Game: Recettear: An Item Shop’s Tale
Platform: PC (digital download on Steam, Impulse, Gamersgate)
Publisher: Carpe Fulgar
Developer: EasyGameStation
ESRB: N/A
Genre: Item Shopping Dungeon Crawl
Players: 1
What's Hot: A fabulous mix of Eastern RPG and business simulation elements; the best 20 bucks you will spend all year
What's Not: Recette’s father is a real bastard
Review by: James Fudge
Time is money in Recettear: An Item Shop's Tale. Time management is at the heart of this mixed-up role-playing game where adventuring takes a back seat to capitalism. Players decide what to do, when to do it, all at the cost of time. Protagonist starlet Recette (and an adventurer of her choosing) can wander around dungeons kicking the crap out of monsters and collecting items, or spend all day procuring and reselling items to adventurers for fun and profit.

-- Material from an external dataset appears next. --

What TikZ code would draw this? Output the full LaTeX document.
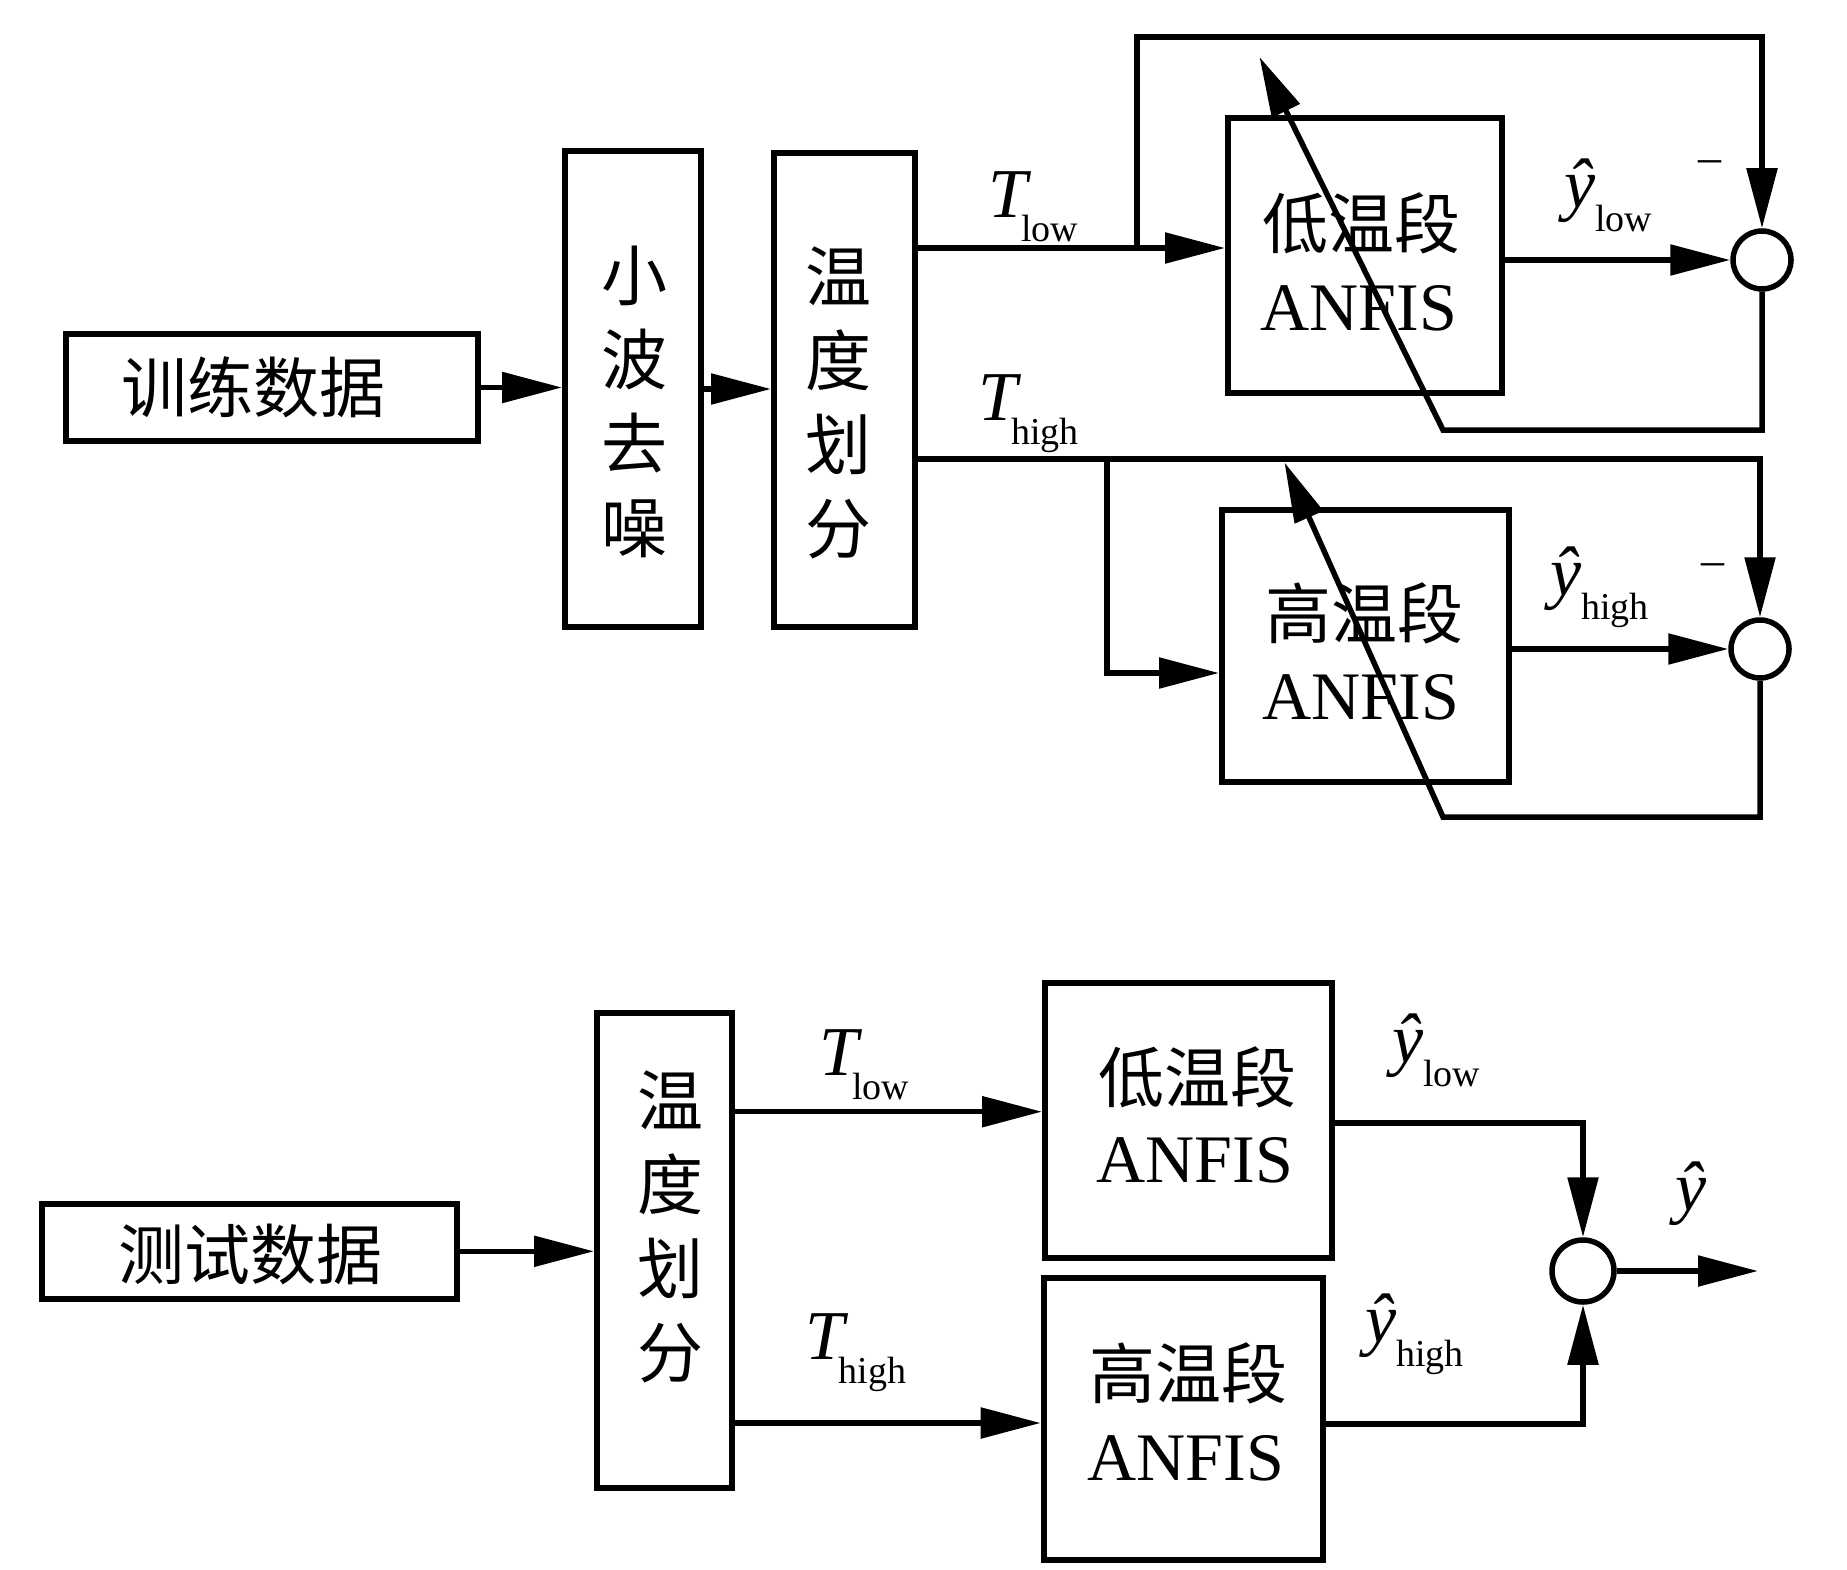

Recettear begins with a missing dead-beat-adventurer dad on the lamb, an abandoned item shop and a massive amount of debt. The missing father has really screwed the pooch, and while the game tries to say he is "on an adventure" or "lost in a dungeon somewhere," I am inclined to believe that he has shacked up with an Elven prostitute somewhere smoking whatever heroine-equivalent is available in this fantasy world. The administrator for the property - a ruthlessly efficient fairy (Tear) whose business acumen is equal to her haughty demeanor - encourages the demure and bubbly girl (Recette) to take over the shop and pay down the debt. The girl happily agrees and gets to work on making the shop earn enough money to survive.
The goal of the game is to make a lot of money in a relatively short amount of time to pay off the crushing inherited debt. This debt starts at a meager 10,000 ‘Pix’, but by the end of the payment cycle, it balloons to a staggering 500,000! When you get to the last week in the game on your first playthrough (the game calls it a loop), you may not be able to accomplish your goal. This fact might frustrate some players, but the game is designed this way for a reason.
This all leads back to time management, because there are many things to do in Recettear. Some of those fun activities (outside of buying & selling) are done to the detriment of financial progress. It’s okay. Take a deep breath, and relax. The design lets you find success later. When you miss that last massive payment I mentioned earlier, the game simply restarts you on the second business day – like your screw-ups were the product of some bad dream.
You do not leave the previous loop empty-handed either: your merchant level and your store's stock carry over, and (if you have a card - an item your adventurer gives to you) your adventurer's progress and inventory remains the same. The advantage to all this carry-over is that you can start the game with all the benefits of a high merchant level (all your store’s upgrades) and a powerful adventurer that can tackle those early dungeons with ease. Sure, you will have to roll through all the events again and plod through the same dungeons, but you will do it without too much trouble. Once you figure this process out, the game becomes infinitely more enjoyable.
Extracurricular activities aside, the real heart of the game is your store and fluctuating prices. Customers and their purchasing preferences are also important factors in making money and earning experience that goes towards merchant levels. The key factors of the economy are changing prices, supply and demand, and comfort levels when making offers to customers. Buying items cheap, price fluctuation and selling at the right time are of paramount importance. When an item is in particularly high demand, customers will not even flinch when you double the price. Obviously, some customers are cheap and being too greedy will cause you to lose sales, so you have to find the right balance. The market’s ebb and flow is broadcast to the player multiple times per day by in-store news alerts, so figuring out how to game the system is as easy as simply paying attention.